The Mills family will remain the largest individual shareholder after the transaction closes, which is expected to occur later this year. Blackstone, Carlyle and Hellman & Friedman will have equal parts of their majority stake. GIC, Singapore’s sovereign wealth fund, is also investing as part of the partnership.
Read More: One of America’s Richest Families Emerges From Buyout
The private equity firms have worked together on previous deals. In April, Carlyle and Hellman & Friedman struck a deal to sell PPD Inc., which manages medical clinical trials, to Thermo Fisher Scientific Inc. for $20 billion. The two private equity firms bought PPD in 2011 with an initial $3.6 billion investment.
Blackstone and Hellman & Friedman previously joined in a failed bid to buy Scout24 in 2019.

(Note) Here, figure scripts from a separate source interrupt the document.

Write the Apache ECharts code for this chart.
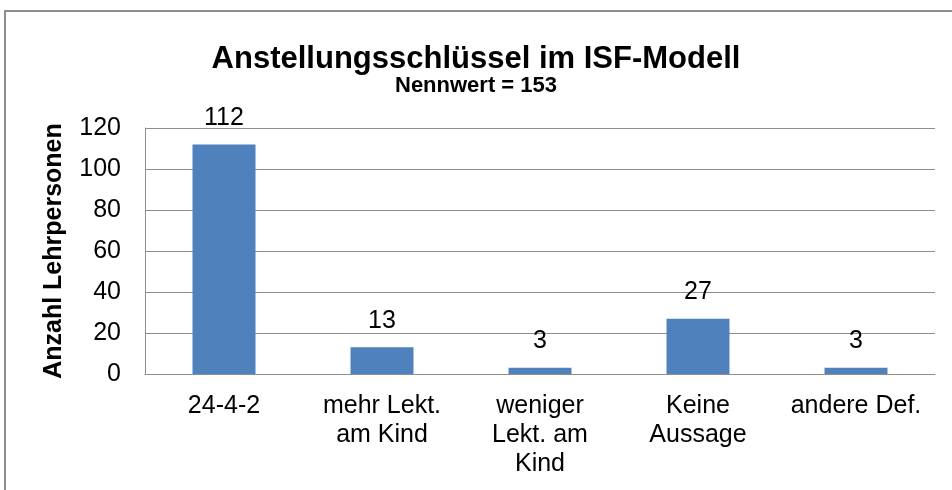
<!DOCTYPE html>
<html lang="de">
<head>
<meta charset="UTF-8">
<title>Anstellungsschlüssel im ISF-Modell</title>
<script src="https://cdn.jsdelivr.net/npm/echarts@6/dist/echarts.min.js"></script>
<style>
  * { margin: 0; padding: 0; }
  body { background: #fff; }
  .frame {
    position: absolute; left: 4px; top: 10px; width: 1000px; height: 600px;
    border: 2px solid #8e8e8e;
  }
  #chart { position: absolute; left: 0; top: 0; width: 952px; height: 490px; }
</style>
</head>
<body>
<div class="frame"></div>
<div id="chart"></div>
<script>
  // Daten
  var categories = ['24-4-2', 'mehr Lekt.\nam Kind', 'weniger\nLekt. am\nKind', 'Keine\nAussage', 'andere Def.'];
  var counts = [112, 13, 3, 27, 3];
  var yTicks = [0, 20, 40, 60, 80, 100, 120];

  var font = 'Arial, "Liberation Sans", sans-serif';
  var chart = echarts.init(document.getElementById('chart'));

  chart.setOption({
    animation: false,
    title: {
      text: 'Anstellungsschlüssel im ISF-Modell',
      subtext: 'Nennwert = 153',
      left: 'center',
      top: 39,
      itemGap: 0,
      textStyle: { fontFamily: font, fontSize: 31, fontWeight: 'bold', color: '#000' },
      subtextStyle: { fontFamily: font, fontSize: 22, fontWeight: 'bold', color: '#000' }
    },
    grid: { left: 145, right: 17, top: 128, bottom: 116 },
    xAxis: {
      type: 'category',
      data: categories,
      axisLine: { lineStyle: { color: '#8e8e8e', width: 1 } },
      axisTick: { show: false },
      axisLabel: {
        interval: 0, margin: 18, color: '#000',
        fontFamily: font, fontSize: 25, lineHeight: 29
      }
    },
    yAxis: {
      type: 'value',
      min: yTicks[0],
      max: yTicks[yTicks.length - 1],
      interval: 20,
      name: 'Anzahl Lehrpersonen',
      nameLocation: 'middle',
      nameGap: 78,
      nameTextStyle: { fontFamily: font, fontSize: 25, fontWeight: 'bold', color: '#000' },
      axisLine: { show: true, lineStyle: { color: '#8e8e8e', width: 1 } },
      axisTick: { show: false },
      splitLine: { lineStyle: { color: '#8e8e8e', width: 1 } },
      axisLabel: { margin: 24, color: '#000', fontFamily: font, fontSize: 25 }
    },
    series: [{
      type: 'bar',
      data: counts,
      barWidth: 63,
      itemStyle: { color: '#4f81bd' },
      label: {
        show: true, position: 'top', distance: 14,
        color: '#000', fontFamily: font, fontSize: 25
      }
    }]
  });
</script>
</body>
</html>
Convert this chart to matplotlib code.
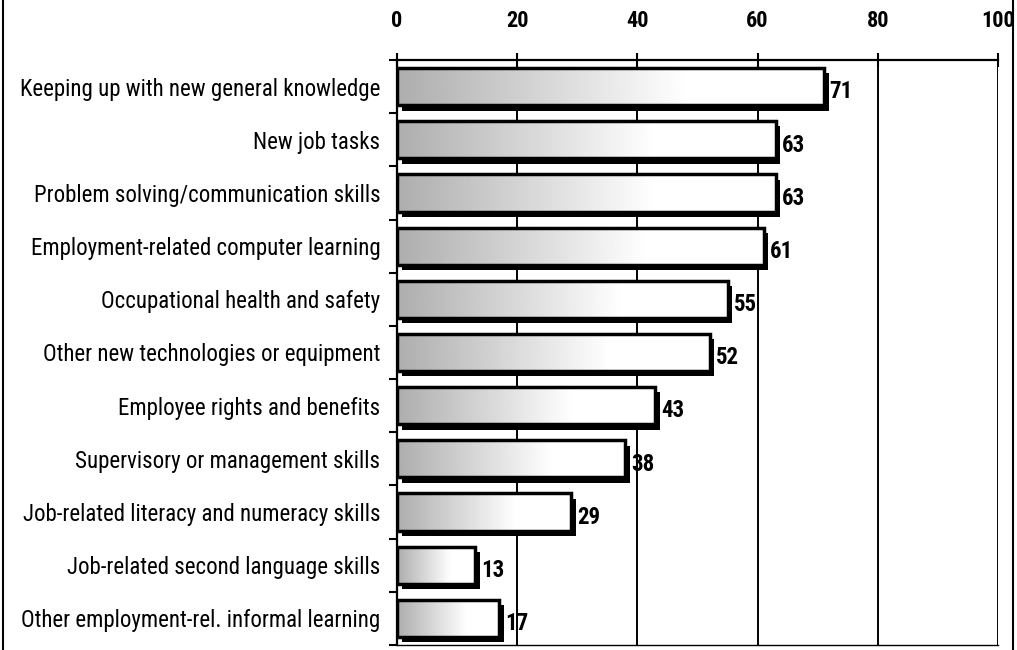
import numpy as np
import matplotlib.pyplot as plt
from matplotlib.patches import Rectangle
from matplotlib.lines import Line2D

categories = [
    "Keeping up with new general knowledge",
    "New job tasks",
    "Problem solving/communication skills",
    "Employment-related computer learning",
    "Occupational health and safety",
    "Other new technologies or equipment",
    "Employee rights and benefits",
    "Supervisory or management skills",
    "Job-related literacy and numeracy skills",
    "Job-related second language skills",
    "Other employment-rel. informal learning",
]
values = [71, 63, 63, 61, 55, 52, 43, 38, 29, 13, 17]
xticks = [0, 20, 40, 60, 80, 100]

FONT = ["Roboto Condensed", "DejaVu Sans"]
BAR_H = 0.70

fig = plt.figure(figsize=(10.17, 6.5), dpi=100)
ax = fig.add_axes([0.3904, 0.0077, 0.5909, 0.9000])

n = len(categories)
ypos = np.arange(n)

# vertical grid lines
for t in xticks[1:]:
    ax.axvline(t, color="black", lw=1.4, zorder=1)

# stippled fill imitated by a grey-to-white gradient
grad = np.clip(np.linspace(0.68, 1.15, 256), 0, 1)[None, :]

for y, v in zip(ypos, values):
    top = y - BAR_H / 2
    # drop shadow
    ax.add_patch(Rectangle((0.8, top + 0.1), v, BAR_H, facecolor="black",
                           edgecolor="none", zorder=2))
    bar = Rectangle((0, top), v, BAR_H, facecolor="white",
                    edgecolor="none", zorder=3)
    ax.add_patch(bar)
    im = ax.imshow(grad, cmap="gray", vmin=0, vmax=1, aspect="auto",
                   extent=(0, v, top + BAR_H, top), zorder=3.5,
                   interpolation="bilinear")
    im.set_clip_path(bar)
    ax.add_patch(Rectangle((0, top), v, BAR_H, facecolor="none",
                           edgecolor="black", lw=2.5, zorder=4))
    ax.text(v + 1.0, y + 0.1, str(v), va="center", ha="left",
            fontsize=16.5, fontweight="bold", family=FONT, zorder=5)

ax.set_aspect("auto")
ax.set_xlim(0, 100)
ax.set_ylim(n - 0.5, -0.5)

ax.xaxis.tick_top()
ax.set_xticks(xticks)
ax.set_xticklabels([str(t) for t in xticks], fontsize=16, fontweight="bold",
                   family=FONT)
ax.tick_params(axis="x", direction="inout", length=10, width=1.5, pad=15)

ax.set_yticks(ypos)
ax.set_yticklabels(categories, fontsize=16.5, family=FONT)
ax.tick_params(axis="y", which="major", length=0, pad=12)
ax.set_yticks(np.arange(n + 1) - 0.5, minor=True)
ax.tick_params(axis="y", which="minor", direction="out", length=6, width=1.5)

for side in ["top", "left"]:
    ax.spines[side].set_linewidth(1.6)
ax.spines["right"].set_visible(False)
ax.spines["bottom"].set_linewidth(1.0)

# frame lines at figure edges
fig.add_artist(Line2D([0.003, 0.003], [0, 1], color="black", lw=1.5,
                      transform=fig.transFigure))
fig.add_artist(Line2D([0.9965, 0.9965], [0, 1], color="black", lw=1.5,
                      transform=fig.transFigure))

fig.savefig("out.png", dpi=100)
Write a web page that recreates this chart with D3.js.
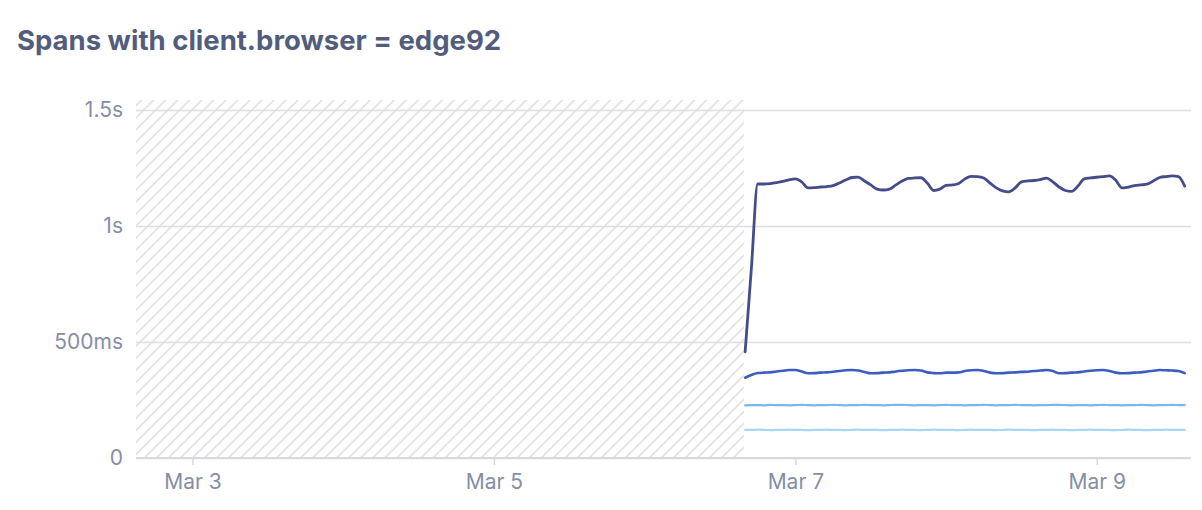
<!DOCTYPE html>
<html><head><meta charset="utf-8">
<script src="https://cdn.jsdelivr.net/npm/d3@7"></script>
<style>
html,body{margin:0;padding:0;background:#fff;}
svg{display:block;font-family:Inter,"Noto Sans",sans-serif;}
</style></head>
<body><svg id="chart" width="1202" height="510"></svg>
<script>
const title = "Spans with client.browser = edge92";
const yTickValues = [0, 500, 1000, 1500];
const yTickLabels = ["0", "500ms", "1s", "1.5s"];
const xTickDates = ["2024-03-03", "2024-03-05", "2024-03-07", "2024-03-09"];
const xTickLabels = ["Mar 3", "Mar 5", "Mar 7", "Mar 9"];
const domainStart = "2024-03-02T15:00:00Z";
const domainEnd = "2024-03-09T15:00:00Z";
const noDataUntil = "2024-03-06T15:50:00Z";
const seriesStart = "2024-03-06T16:00:00Z";
const seriesNames = ["p99", "p95", "p75", "p50"];
const seriesColors = ["#444d8a", "#3b5cc0", "#7ab7f0", "#a8d6f7"];
const p99 = [458,820,1181,1181,1183,1187,1192,1199,1203,1190,1164,1165,1168,1170,1174,1185,1198,1209,1211,1194,1177,1159,1155,1159,1177,1194,1205,1207,1208,1185,1153,1159,1175,1177,1183,1203,1214,1213,1207,1185,1164,1151,1147,1164,1190,1194,1196,1200,1206,1190,1168,1153,1149,1172,1203,1207,1210,1213,1216,1198,1164,1168,1174,1177,1180,1194,1209,1213,1216,1213,1172];
const p95 = [346,358,366,368,369,373,376,379,379,373,365,366,368,369,372,375,378,379,377,371,365,366,368,369,373,376,378,379,377,369,366,365,368,368,369,375,378,379,375,368,365,366,368,369,371,372,375,377,379,375,365,366,368,369,373,376,378,379,375,368,365,366,368,369,373,376,379,378,377,375,366];
const p75 = [227,228,228,227,229,228,228,227,228,229,228,227,228,228,229,228,227,228,228,229,228,228,227,228,229,229,228,227,228,228,227,228,229,228,228,227,228,228,229,228,227,228,228,229,228,228,227,228,228,229,229,228,227,228,228,227,228,229,228,228,227,228,228,229,228,227,228,228,229,228,228];
const p50 = [121,121,122,121,120,121,121,122,121,121,120,121,121,122,121,121,120,121,122,121,121,121,120,121,121,122,121,121,120,121,122,121,121,121,120,121,122,121,121,121,120,121,122,121,121,121,120,121,121,122,121,121,120,121,121,122,121,121,121,120,121,122,121,121,120,121,121,122,121,121,121];

const svg = d3.select("#chart");
const M = {left:136, right:1191, top:100, bottom:458};

const x = d3.scaleUtc().domain([new Date(domainStart), new Date(domainEnd)]).range([M.left, M.right]);
const y = d3.scaleLinear().domain([0, 1543]).range([M.bottom, M.top]);

// title
svg.append("text").attr("x", 17).attr("y", 50).text(title)
  .attr("font-size", 27.5).attr("font-weight", 650).attr("fill", "#525d7d");

// hatch pattern
const defs = svg.append("defs");
const pat = defs.append("pattern").attr("id","hatch").attr("patternUnits","userSpaceOnUse")
  .attr("width", 8.5).attr("height", 8.5).attr("patternTransform","rotate(45)");
pat.append("line").attr("x1",0).attr("y1",0).attr("x2",0).attr("y2",8.5)
  .attr("stroke","#e3e3e5").attr("stroke-width",3.6);

const t0 = new Date(noDataUntil);
svg.append("rect").attr("x", x.range()[0]).attr("y", M.top)
  .attr("width", x(t0) - x.range()[0]).attr("height", M.bottom - M.top)
  .attr("fill", "url(#hatch)");

// y grid + labels
const yAxis = d3.axisLeft(y).tickValues(yTickValues).tickSize(-(M.right - M.left))
  .tickFormat((d,i) => yTickLabels[i]).tickPadding(13);
const gy = svg.append("g").attr("transform", `translate(${M.left},0)`).call(yAxis);
gy.select(".domain").remove();
gy.selectAll(".tick line").attr("stroke", "#dcdee5").attr("stroke-width", 1.3);
gy.selectAll(".tick text").attr("font-size", 21).attr("fill", "#858ea6")
  .attr("font-family", "Inter, sans-serif");

// x axis
const xAxis = d3.axisBottom(x).tickValues(xTickDates.map(d => new Date(d + "T00:00:00Z")))
  .tickFormat((d,i) => xTickLabels[i]).tickSize(7).tickPadding(9);
const gx = svg.append("g").attr("transform", `translate(0,${M.bottom})`).call(xAxis);
gx.select(".domain").attr("stroke", "#d6d9e0").attr("stroke-width", 2).attr("d", `M${M.left},0H${M.right}`);
gx.selectAll(".tick line").attr("stroke", "#d6d9e0").attr("stroke-width", 1.5);
gx.selectAll(".tick text").attr("font-size", 21).attr("fill", "#858ea6")
  .attr("font-family", "Inter, sans-serif");

// series
const s0 = new Date(seriesStart);
const allSeries = [p50, p75, p95, p99];
const allColors = [seriesColors[3], seriesColors[2], seriesColors[1], seriesColors[0]];
const line = d3.line().curve(d3.curveMonotoneX).x((d,i) => x(d3.utcHour.offset(s0, i))).y(d => y(d));
allSeries.forEach((vals, k) => {
  svg.append("path").datum(vals).attr("d", line)
    .attr("fill","none").attr("stroke", allColors[k])
    .attr("stroke-width", k === 3 ? 2.8 : (k === 2 ? 2.6 : 2.2))
    .attr("stroke-linejoin","round").attr("stroke-linecap","round");
});
</script></body></html>
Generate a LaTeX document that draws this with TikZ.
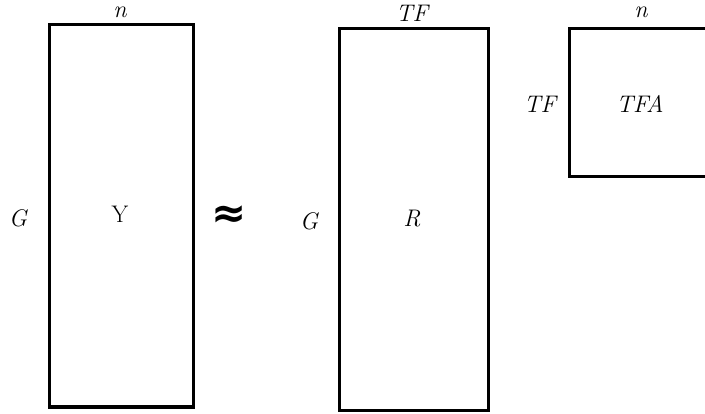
\documentclass[tikz,border=0pt]{standalone}
\usepackage{fontspec}
\newfontfamily\symfont{DejaVu Sans}
\begin{document}
\begin{tikzpicture}[x=1pt,y=-1pt,
  box/.style={draw, line width=3pt, inner sep=0pt, outer sep=0pt},
  lbl/.style={inner sep=0pt, font=\fontsize{24}{28}\selectfont\itshape},
  ulbl/.style={inner sep=0pt, font=\fontsize{24}{28}\selectfont}]
\clip (0,0) rectangle (705,414);
\useasboundingbox (0,0) rectangle (705,414);
\node[box, minimum width=144pt, minimum height=382pt] (Y) at (121,216) {};
\node[box, minimum width=149pt, minimum height=381pt] (R) at (413.5,219.5) {};
\node[box, minimum width=150pt, minimum height=148pt] (T) at (644,103) {};
\node[ulbl] (yl) at (120,214) {Y};
\node[lbl] (n1) at (120,12.5) {n};
\node[lbl] (g1) at (18,218) {G};
\node[inner sep=0pt, font=\fontsize{42}{42}\selectfont\symfont\bfseries] (ap) at (229,217) {≈};
\node[lbl] (rl) at (412,219) {R};
\node[lbl] (tf1) at (412,13) {TF};
\node[lbl] (g2) at (309,221) {G};
\node[lbl] (n3) at (641,12.5) {n};
\node[lbl] (tf2) at (540,104) {TF};
\node[lbl] (tfa) at (640,104) {TFA};
\end{tikzpicture}
\end{document}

Carlyle is raising $22 billion for its largest fund ever. Hellman & Friedman’s latest fund raised $23 billion. Blackstone Capital Partners Fund VIII, its biggest, raised more than $25 billion in 2019.
It’s a trend they plan to continue.
“In every one of those cases, I think virtually every one, we should raise a fund that’s larger than the predecessor,” Blackstone President Jon Gray said during a June 3 investor conference. “That basically has been our history now for 35 years. So we think our traditional business will continue to grow.”